Scene 2: The battlefield of Alcazar Kebir is littered with bodies of slain Portuguese and Moorish warriors. King Sébastien has been seriously wounded, but he thinks only of trying to save his loyal companions: Camoëns and Dom Henrique de Sandoval. The King lapses into unconsciousness as Abayaldos and his troops whirl in to massacre any chance survivors (“Victoire, victoire, victoire!”). To draw attention away from Sébastien, Sandoval announces that he is the King as he dies from his wounds. His body is carried away in triumph by the Moors. No sooner are they gone that Zayda, veiled, enters and searches among the slain for Sébastien (Duet: “grand Dieu! as miser est. is grandee”). She recognizes him and soon they confess their irrepressible love. When Abayaldos and his scavengers return once more (“Du sange, c’est la loi du prophète”), Zayda begs him to spare the life of this man, offering to marry Abayaldos at once if he will only let this wounded man live, explains that as a Christian had once saved her life in Lisbon, she has vowed some day to save a life in return. Grudgingly and suspiciously, Abayaldos consents. Zayda leaves with the party of Moors. Alone on the darkening field, Sébastien laments the fate that has deprived him of all he cares for (“Seul sur la terre”).
Scene 1: In a room in the royal palace in Lisbon. Abayaldos confronts Zayda whom he has brought with him on his embassy to the court at Lisbon. Zayda has aroused his ferocious jealousy because, although now his wife, she murmurs someone else’s name in her restless sleep. She protests her innocence, but his suspicions and resentment are not placated.
Scene 2: In the great square of Lisbon in front of the cathedral, Camoëns, now in rags, apostrophizes his native town (“O Lisbonne, ô ma patrie”). Reduced to begging, he asks another soldier for alms, and is both shocked and delighted to recognize the tattered veteran as Sébastien, miraculously survived, in spite of all the rumors to the contrary (Duet: “O jour de joie”). In abrupt contrast to their jubilant reunion, a funeral chant is heard issuing from the cathedral (“Donne au coeur fidèle la paix éternelle”). To the accompaniment of a solemn funeral march, the cathedral doors are flung wide and a huge funeral procession leads on a catafalque so massive that it requires twenty men to carry it. Sébastien is watching what is purported to be his own funeral, for in the catafalque is the body that Abayaldos brought from Alcazar Kebir. Outraged, Camoëns protests the fraud. Dom Juam orders him seized, but Sébastien steps forward and, identifying himself, countermands the order. In the confusion attendant upon this announcement, Camoëns eludes capture and later determines to rouse support for the discredited king. Beside himself with rage, Abayaldos recognizes in Sébastien the man whom Zayda had begged him to spare and his hated rival (Sextet: “D’espoir et de terreur”). Dom Juam orders the pretender seized so that hem ay be tried by the Inquisition (“Scélérat, ah, en vain tu tentes”). Those opposed to Sébastien are determined he must die (Stretta of the finale: “Il faut qu’il périsse!”).
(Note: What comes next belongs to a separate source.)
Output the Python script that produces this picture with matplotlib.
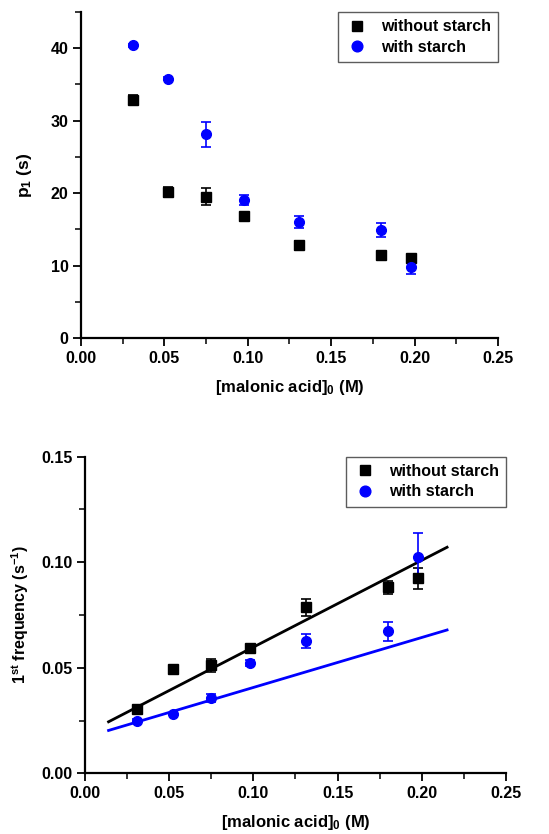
import matplotlib
matplotlib.use("Agg")
import matplotlib.pyplot as plt
from matplotlib.ticker import MultipleLocator

plt.rcParams["font.family"] = ["Liberation Sans", "DejaVu Sans"]
plt.rcParams["font.weight"] = "bold"
plt.rcParams["mathtext.fontset"] = "custom"
plt.rcParams["mathtext.bf"] = "Liberation Sans:bold"
plt.rcParams["mathtext.rm"] = "Liberation Sans:bold"
plt.rcParams["mathtext.default"] = "bf"

# malonic acid concentrations (M)
conc = [0.031, 0.052, 0.075, 0.098, 0.131, 0.180, 0.198]

# top panel: p1 (s)
p1_without = [32.9, 20.1, 19.5, 16.8, 12.8, 11.4, 11.0]
p1_without_err = [0.6, 0.7, 1.2, 0.4, 0.6, 0.4, 0.4]
p1_with = [40.4, 35.8, 28.1, 19.1, 16.0, 14.9, 9.8]
p1_with_err = [0.2, 0.2, 1.7, 0.7, 0.8, 1.0, 1.0]

# bottom panel: 1st frequency (1/s)
freq_without = [0.0305, 0.0495, 0.0511, 0.0595, 0.0786, 0.0881, 0.0924]
freq_without_err = [0.0008, 0.0012, 0.0030, 0.0008, 0.0042, 0.0030, 0.0050]
freq_with = [0.0249, 0.0281, 0.0357, 0.0524, 0.0627, 0.0673, 0.1024]
freq_with_err = [0.0006, 0.0006, 0.0020, 0.0015, 0.0035, 0.0046, 0.0116]

# linear fit lines (endpoints)
fit_x = [0.014, 0.215]
fit_without = [0.0244, 0.1071]
fit_with = [0.0203, 0.0679]

BLUE = "#0000ff"
FS = 11.5


def style_axes(ax):
    for side in ("top", "right"):
        ax.spines[side].set_visible(False)
    for side in ("left", "bottom"):
        ax.spines[side].set_linewidth(1.6)
    ax.tick_params(which="major", direction="out", length=5.5, width=1.3,
                   labelsize=FS)
    ax.tick_params(which="minor", direction="out", length=4, width=1.1)
    ax.set_xlim(0, 0.25)
    ax.xaxis.set_major_locator(MultipleLocator(0.05))
    ax.xaxis.set_minor_locator(MultipleLocator(0.025))
    ax.xaxis.set_major_formatter(plt.FormatStrFormatter("%.2f"))


def draw_points(ax, y1, e1, y2, e2):
    ax.errorbar(conc, y1, yerr=e1, fmt="none", ecolor="black",
                elinewidth=1.2, capsize=3.5, capthick=1.2)
    ax.errorbar(conc, y2, yerr=e2, fmt="none", ecolor=BLUE,
                elinewidth=1.2, capsize=3.5, capthick=1.2)
    ax.plot(conc, y1, "s", color="black", ms=6.5, label="without starch")
    ax.plot(conc, y2, "o", color=BLUE, ms=7, label="with starch")
    leg = ax.legend(loc="upper right", frameon=True, fancybox=False,
                    edgecolor="#333333", fontsize=FS, handletextpad=0.7,
                    borderpad=0.45, labelspacing=0.35, handlelength=1.55,
                    borderaxespad=0.0, markerscale=1.1)
    leg.get_frame().set_linewidth(1.0)
    for t in leg.get_texts():
        t.set_fontweight("bold")


def bold_ticks(ax):
    for lbl in ax.get_xticklabels() + ax.get_yticklabels():
        lbl.set_fontweight("bold")


fig = plt.figure(figsize=(5.49, 8.34), dpi=100)

ax1 = fig.add_axes([0.1475, 0.5947, 0.7595, 0.3909])
style_axes(ax1)
ax1.set_ylim(0, 45)
ax1.yaxis.set_major_locator(MultipleLocator(10))
ax1.yaxis.set_minor_locator(MultipleLocator(5))
draw_points(ax1, p1_without, p1_without_err, p1_with, p1_with_err)
ax1.set_xlabel(r"[malonic acid]$_0$ (M)", fontsize=FS + 0.5,
               fontweight="bold", labelpad=9)
ax1.set_ylabel(r"p$_1$ (s)", fontsize=FS + 1, fontweight="bold", labelpad=12)
bold_ticks(ax1)

ax2 = fig.add_axes([0.1548, 0.0728, 0.7669, 0.3796])
style_axes(ax2)
ax2.set_ylim(0, 0.15)
ax2.yaxis.set_major_locator(MultipleLocator(0.05))
ax2.yaxis.set_minor_locator(MultipleLocator(0.025))
ax2.yaxis.set_major_formatter(plt.FormatStrFormatter("%.2f"))
ax2.plot(fit_x, fit_without, color="black", lw=2)
ax2.plot(fit_x, fit_with, color=BLUE, lw=2)
draw_points(ax2, freq_without, freq_without_err, freq_with, freq_with_err)
ax2.set_xlabel(r"[malonic acid]$_0$ (M)", fontsize=FS + 0.5,
               fontweight="bold", labelpad=9)
ax2.set_ylabel(r"1$^{st}$ frequency (s$^{-1}$)", fontsize=FS,
               fontweight="bold", labelpad=7)
bold_ticks(ax2)

fig.savefig("out.png", dpi=100)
In the subterranean hall where the Inquisitors examine and torture their prisoners, the hooded and masked officials assemble (“O voûtes souterraines”). The implacable Dom Juam urges them to fulfill their sacred obligations. Sébastien is led in and in answer to Dom Juam’s interrogation, he steadfastly insists upon his true identity. A veiled witness is produced, Zayda, who swears a solemn oath of her veracity as she recounts how she spared Sébastien’s life upon the battlefield. Dom Juam accuses her of blasphemy; Abayaldos, of adultery (“Va, perjure, epouse impie”). Although Sébastien and Zayda protest their innocence, Dom Juam charges them both with treason and orders them to prison, while the outraged curses of the Inquisitors pronouncing anathema fall about the ears of the hapless pair.
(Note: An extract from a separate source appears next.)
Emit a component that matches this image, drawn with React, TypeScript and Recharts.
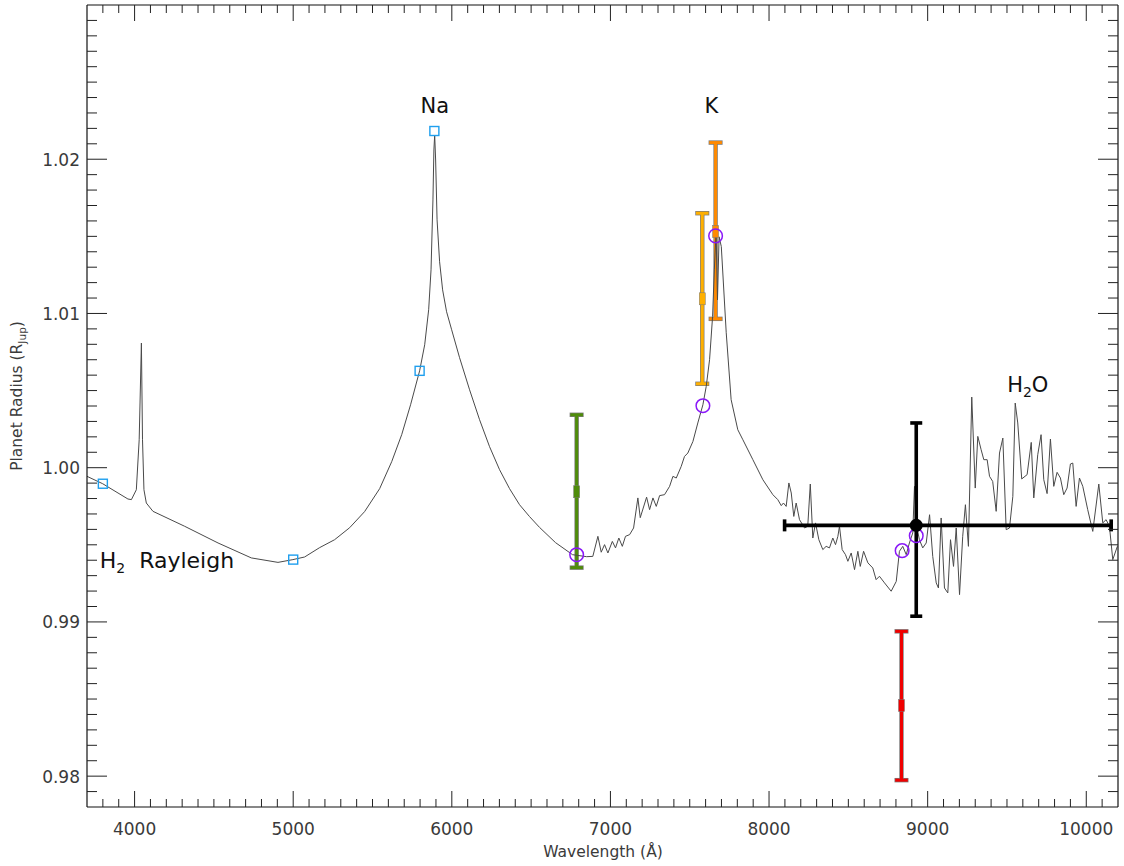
import React from 'react';
import { ComposedChart, Line, Scatter, XAxis, YAxis, ErrorBar, ReferenceDot } from 'recharts';

// Model transmission spectrum, split by region (wavelength in Å, radius in R_Jup)
const blueWavelength = [3700, 3799, 3958, 3980, 4011, 4029, 4043, 4050, 4059, 4074, 4116, 4316, 4526, 4736, 4904, 4998, 5072];
const blueRadius = [0.99944, 0.99896, 0.99797, 0.99793, 0.99857, 1.00181, 1.00808, 1.00181, 0.99857, 0.99771, 0.99717, 0.9962, 0.99512, 0.99415, 0.99386, 0.99404, 0.99421];

const sodiumWavelength = [
  5167, 5261, 5356, 5450, 5545, 5621, 5684, 5740, 5797, 5829, 5854, 5869, 5881, 5887, 5892, 5898, 5907,
  5923, 5942, 5967, 5999, 6049, 6112, 6175, 6238, 6301, 6364, 6427, 6490, 6553, 6654, 6761, 6850,
];
const sodiumRadius = [
  0.99482, 0.99533, 0.99611, 0.99715, 0.99864, 1.00039, 1.00214, 1.00408, 1.00628, 1.00797, 1.01024, 1.01283,
  1.01736, 1.0206, 1.02157, 1.01995, 1.01607, 1.01335, 1.01153, 1.01011, 1.00894, 1.00713, 1.00505, 1.00311,
  1.00136, 0.99987, 0.99864, 0.9976, 0.99683, 0.99613, 0.99514, 0.99436, 0.99423,
];

const redWingWavelength = [
  6889, 6921, 6942, 6963, 6984, 7012, 7032, 7053, 7075, 7095, 7121, 7146, 7173, 7188, 7228, 7247, 7268, 7289,
  7310, 7341, 7373, 7394, 7415, 7446, 7467, 7488, 7520, 7551, 7583, 7604,
];
const redWingRadius = [
  0.99425, 0.99555, 0.99452, 0.99501, 0.99447, 0.99522, 0.9948, 0.99544, 0.9949, 0.99555, 0.99566, 0.99609,
  0.99804, 0.99676, 0.99809, 0.99728, 0.99804, 0.99749, 0.99819, 0.99825, 0.99879, 0.99944, 0.99933, 1.00008,
  1.00073, 1.00095, 1.0017, 1.0029, 1.00408, 1.00527,
];

const potassiumWavelength = [7625, 7644, 7655, 7666, 7675, 7685, 7699, 7730, 7761, 7803, 7835, 7898, 7961, 8024];
const potassiumRadius = [1.007, 1.0098, 1.01283, 1.01529, 1.01088, 1.01497, 1.01434, 1.00875, 1.00441, 1.00246, 1.00181, 1.00052, 0.99922, 0.99825];

const nirWavelength = [
  8055, 8077, 8091, 8108, 8125, 8140, 8156, 8171, 8192, 8224, 8244, 8260, 8276, 8293, 8314, 8339, 8360, 8381,
  8402, 8419, 8434, 8444, 8461, 8482, 8497, 8518, 8539, 8560, 8575, 8596, 8623, 8654, 8675, 8696, 8728, 8770,
  8802, 8822, 8843, 8865, 8885, 8906, 8917, 8931, 8948, 8969, 8991, 9012, 9032, 9054, 9068,
];
const nirRadius = [
  0.99793, 0.99754, 0.99771, 0.99749, 0.99901, 0.99836, 0.99684, 0.99771, 0.99663, 0.99609, 0.9962, 0.99894,
  0.99544, 0.99642, 0.99533, 0.99469, 0.9949, 0.9948, 0.99544, 0.99501, 0.99555, 0.9962, 0.99469, 0.99436,
  0.99393, 0.99447, 0.99339, 0.99458, 0.9936, 0.99458, 0.99383, 0.9935, 0.99274, 0.99296, 0.99253, 0.99199,
  0.99263, 0.99458, 0.9949, 0.99436, 0.99512, 0.99577, 0.99879, 0.9962, 0.99533, 0.9948, 0.99512, 0.99695,
  0.99425, 0.99253, 0.9922,
];

const waterWavelength = [
  9085, 9106, 9127, 9144, 9163, 9180, 9201, 9221, 9238, 9257, 9278, 9300, 9316, 9337, 9354, 9375, 9390, 9410,
  9432, 9453, 9474, 9495, 9516, 9537, 9552, 9568, 9593, 9627, 9653, 9669, 9694, 9715, 9732, 9753, 9774, 9795,
  9816, 9837, 9858, 9879, 9900, 9915, 9936, 9957, 9978, 10009, 10041, 10079, 10104, 10125, 10146, 10167, 10196,
];
const waterRadius = [
  0.99674, 0.9922, 0.99188, 0.99533, 0.9936, 0.99609, 0.99177, 0.99555, 0.9976, 0.9949, 1.00458, 0.99868,
  1.00203, 1.00117, 1.00052, 1.00052, 0.99944, 0.99911, 0.99717, 1.00095, 1.00192, 0.99598, 0.99609, 0.99814,
  1.00419, 1.0029, 0.99927, 0.99955, 1.00164, 0.99804, 1.00084, 1.00214, 0.99922, 0.99832, 1.00186, 0.99879,
  0.9997, 0.99933, 0.99825, 0.99868, 1.00024, 1.0003, 0.99749, 0.99933, 0.99879, 0.99728, 0.99587, 0.99894,
  0.99642, 0.99663, 0.9962, 0.99404, 0.9949,
];

// Light-blue squares (binned model)
const squareWavelength = [3800, 5000, 5797, 5890];
const squareRadius = [0.99896, 0.99404, 1.00628, 1.02183];

// Purple circles
const circleWavelength = [6787, 7583, 7663, 8839, 8928];
const circleRadius = [0.99436, 1.00402, 1.01503, 0.99462, 0.99559];

// Colored measurements with vertical error bars
const greenPoint = { wavelength: 6787, radius: 0.99844, low: 0.00492, high: 0.00499 };
const yellowPoint = { wavelength: 7579, radius: 1.01095, low: 0.00551, high: 0.00555 };
const orangePoint = { wavelength: 7663, radius: 1.01531, low: 0.00566, high: 0.00577 };
const redPoint = { wavelength: 8835, radius: 0.98458, low: 0.00484, high: 0.00481 };
// Black broadband point with x and y error
const blackPoint = { wavelength: 8928, radius: 0.99626, low: 0.00589, high: 0.00664, left: 830, right: 1229 };

// Ticks
const xMajorTicks = [4000, 5000, 6000, 7000, 8000, 9000, 10000];
const yMajorTicks = [0.98, 0.99, 1.0, 1.01, 1.02];
const xTicks = Array.from({ length: 64 }, (_, i) => 3800 + i * 100);
const yTicks = Array.from({ length: 51 }, (_, i) => (979 + i) / 1000);

const modelWavelength = [
  ...blueWavelength, ...sodiumWavelength, ...redWingWavelength, ...potassiumWavelength, ...nirWavelength, ...waterWavelength,
];
const modelRadius = [...blueRadius, ...sodiumRadius, ...redWingRadius, ...potassiumRadius, ...nirRadius, ...waterRadius];

const modelData = modelWavelength.map((x, i) => ({ x, y: modelRadius[i] }));
const squareData = squareWavelength.map((x, i) => ({ x, y: squareRadius[i] }));
const circleData = circleWavelength.map((x, i) => ({ x, y: circleRadius[i] }));
const toErr = (p: any) => [{ x: p.wavelength, y: p.radius, ey: [p.low, p.high], ex: p.left ? [p.left, p.right] : 0 }];

const FONT = 'DejaVu Sans';
const TICK_COLOR = '#222';
const LABEL_COLOR = '#3a3a3a';

const isXMajor = (v: number) => xMajorTicks.includes(Math.round(v));
const isYMajor = (v: number) => yMajorTicks.some((t) => Math.abs(t - v) < 1e-6);

const BottomTick = (props: any) => {
  const { x, y, payload } = props;
  const major = isXMajor(payload.value);
  return (
    <g>
      <line x1={x} x2={x} y1={y} y2={y - (major ? 16 : 8)} stroke={TICK_COLOR} strokeWidth={1} />
      {major && (
        <text x={x} y={y + 28} textAnchor="middle" fontSize={17} fontFamily={FONT} fill={LABEL_COLOR}>
          {Math.round(payload.value)}
        </text>
      )}
    </g>
  );
};
const TopTick = (props: any) => {
  const { x, y, payload } = props;
  const major = isXMajor(payload.value);
  return <line x1={x} x2={x} y1={y} y2={y + (major ? 16 : 8)} stroke={TICK_COLOR} strokeWidth={1} />;
};
const LeftTick = (props: any) => {
  const { x, y, payload } = props;
  const major = isYMajor(payload.value);
  return (
    <g>
      <line x1={x} x2={x + (major ? 20 : 10)} y1={y} y2={y} stroke={TICK_COLOR} strokeWidth={1} />
      {major && (
        <text x={x - 7} y={y + 6.5} textAnchor="end" fontSize={17} fontFamily={FONT} fill={LABEL_COLOR}>
          {payload.value.toFixed(2)}
        </text>
      )}
    </g>
  );
};
const RightTick = (props: any) => {
  const { x, y, payload } = props;
  const major = isYMajor(payload.value);
  return <line x1={x} x2={x - (major ? 20 : 10)} y1={y} y2={y} stroke={TICK_COLOR} strokeWidth={1} />;
};

const squareShape = (props: any) => (
  <rect x={props.cx - 4.5} y={props.cy - 4.5} width={9} height={9} fill="none" stroke="#1F9FEE" strokeWidth={1.4} />
);
const circleShape = (props: any) => (
  <circle cx={props.cx} cy={props.cy} r={6.8} fill="none" stroke="#8A18F8" strokeWidth={1.5} />
);
const markShape = (color: string) => (props: any) => (
  <rect x={props.cx - 3} y={props.cy - 6} width={6} height={12} fill={color} stroke="#777" strokeWidth={0.5} />
);
const blackDot = (props: any) => <circle cx={props.cx} cy={props.cy} r={6.5} fill="#000" />;

const textLabel = (lines: React.ReactNode, anchor: string, size: number) => (props: any) => (
  <text x={props.cx} y={props.cy} textAnchor={anchor} fontSize={size} fontFamily={FONT} fill="#111">
    {lines}
  </text>
);

const errSeries = (p: any, color: string, key: string) => (
  <Scatter key={key} data={toErr(p)} dataKey="y" shape={markShape(color)} isAnimationActive={false}>
    <ErrorBar dataKey="ey" direction="y" width={7} strokeWidth={4.4} stroke="#7a7a7a" />
    <ErrorBar dataKey="ey" direction="y" width={6.3} strokeWidth={3} stroke={color} />
  </Scatter>
);

const axisLine = { stroke: '#111', strokeWidth: 1.2 };

export default function App() {
  return (
    <div style={{ position: 'absolute', left: 0, top: 0, width: 1124, height: 866, background: '#fff' }}>
      <ComposedChart width={1124} height={866} margin={{ top: 4, right: 5, bottom: 29, left: 27 }}>
        <XAxis
          xAxisId={0}
          dataKey="x"
          type="number"
          domain={[3700, 10200]}
          allowDataOverflow
          ticks={xTicks}
          interval={0}
          height={30}
          tickSize={0}
          tickMargin={0}
          tickLine={false}
          axisLine={axisLine}
          tick={<BottomTick />}
        />
        <XAxis
          xAxisId="top"
          orientation="top"
          dataKey="x"
          type="number"
          domain={[3700, 10200]}
          allowDataOverflow
          ticks={xTicks}
          interval={0}
          height={1}
          tickSize={0}
          tickMargin={0}
          tickLine={false}
          axisLine={axisLine}
          tick={<TopTick />}
        />
        <YAxis
          yAxisId={0}
          dataKey="y"
          type="number"
          domain={[0.978, 1.03]}
          allowDataOverflow
          ticks={yTicks}
          interval={0}
          width={60}
          tickSize={0}
          tickMargin={0}
          tickLine={false}
          axisLine={axisLine}
          tick={<LeftTick />}
        />
        <YAxis
          yAxisId="right"
          orientation="right"
          dataKey="y"
          type="number"
          domain={[0.978, 1.03]}
          allowDataOverflow
          ticks={yTicks}
          interval={0}
          width={1}
          tickSize={0}
          tickMargin={0}
          tickLine={false}
          axisLine={axisLine}
          tick={<RightTick />}
        />

        {errSeries(greenPoint, '#4F8C0A', 'g')}
        {errSeries(yellowPoint, '#FFB000', 'yl')}
        {errSeries(orangePoint, '#FF8A00', 'or')}
        {errSeries(redPoint, '#F00000', 'rd')}

        <Line
          data={modelData}
          dataKey="y"
          type="linear"
          stroke="#4a4a4a"
          strokeWidth={1}
          dot={false}
          activeDot={false}
          isAnimationActive={false}
        />

        <Scatter data={circleData} dataKey="y" shape={circleShape} isAnimationActive={false} />
        <Scatter data={squareData} dataKey="y" shape={squareShape} isAnimationActive={false} />

        <Scatter data={toErr(blackPoint)} dataKey="y" shape={blackDot} isAnimationActive={false}>
          <ErrorBar dataKey="ey" direction="y" width={6} strokeWidth={3.6} stroke="#000" />
          <ErrorBar dataKey="ex" direction="x" width={6} strokeWidth={3.6} stroke="#000" />
        </Scatter>

        <ReferenceDot x={5893} y={1.023} r={0} shape={textLabel('Na', 'middle', 21)} />
        <ReferenceDot x={7637} y={1.023} r={0} shape={textLabel('K', 'middle', 21)} />
        <ReferenceDot
          x={9501}
          y={1.00488}
          r={0}
          shape={textLabel(
            <>
              H<tspan fontSize={14} dy={5}>2</tspan>
              <tspan dy={-5}>O</tspan>
            </>,
            'start',
            21
          )}
        />
        <ReferenceDot
          x={3780}
          y={0.99352}
          r={0}
          shape={textLabel(
            <>
              H<tspan fontSize={14} dy={5}>2</tspan>
              <tspan dy={-5}>{'\u00a0\u00a0Rayleigh'}</tspan>
            </>,
            'start',
            22
          )}
        />
      </ComposedChart>
      <svg
        width={1124}
        height={866}
        style={{ position: 'absolute', left: 0, top: 0, pointerEvents: 'none' }}
      >
        <text x={603} y={857} textAnchor="middle" fontSize={15.5} fontFamily={FONT} fill={LABEL_COLOR}>
          Wavelength (Å)
        </text>
        <text
          transform="translate(22 396) rotate(-90)"
          textAnchor="middle"
          fontSize={15.5}
          fontFamily={FONT}
          fill={LABEL_COLOR}
        >
          Planet Radius (R<tspan fontSize={10.5} dy={4}>Jup</tspan>
          <tspan dy={-4}>)</tspan>
        </text>
      </svg>
    </div>
  );
}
Scene 1: A room in the Tower of Lisbon. To one side there is a door opening upon a balcony; to the other, double doors that lead to the interior of the prison. Dom Juam has summoned Zayda, offering to spare Sébastien’s life if she can persuade him to sign a document denying that he is the rightful king and abdicating all claims to the throne. Zayda eagerly accepts this offer, thinking of the pleasure of sacrificing herself to spare her beloved (“Mourir pour ce qu’on aime!”). When Sébastien is taken to her so that she may explain the Inquisitor’s proposal, the King scornfully rejects the document, preferring death to dishonor. Yet, as he realizes the sacrifice that Zayda is intending to make (Duet: “Vain espoir, vain effort”), he declares that he would gladly renounce his throne if only they might live and love. Just then Camoëns voice is heard, as he makes his way up a rope ladder to the balcony (Barcarolle: “Pècheur de la rive”). He has come to help them escape and lead them to Sebastien’s loyal supporters (Trio: “De la prudence et du mystère”).
Brief final scene: Outside and beneath the tower, Abayaldos warns Dom Antonio that Camoëns is leading a conspiracy to free the King, a plot that the regent acknowledges he is perfectly aware of, as he awaits his prey. When the figures of Zayda and Sébastien are seen descending the rope ladder from the balcony, gunshots ring out and two corpses plummet into the harbor below. Dom Juam arrives exultantly, dismissing Antonio as he announces the annexation of Portugal by King Philip II of Spain. The distant voice of Camoëns is heard celebrating the memory of King Sébastien I.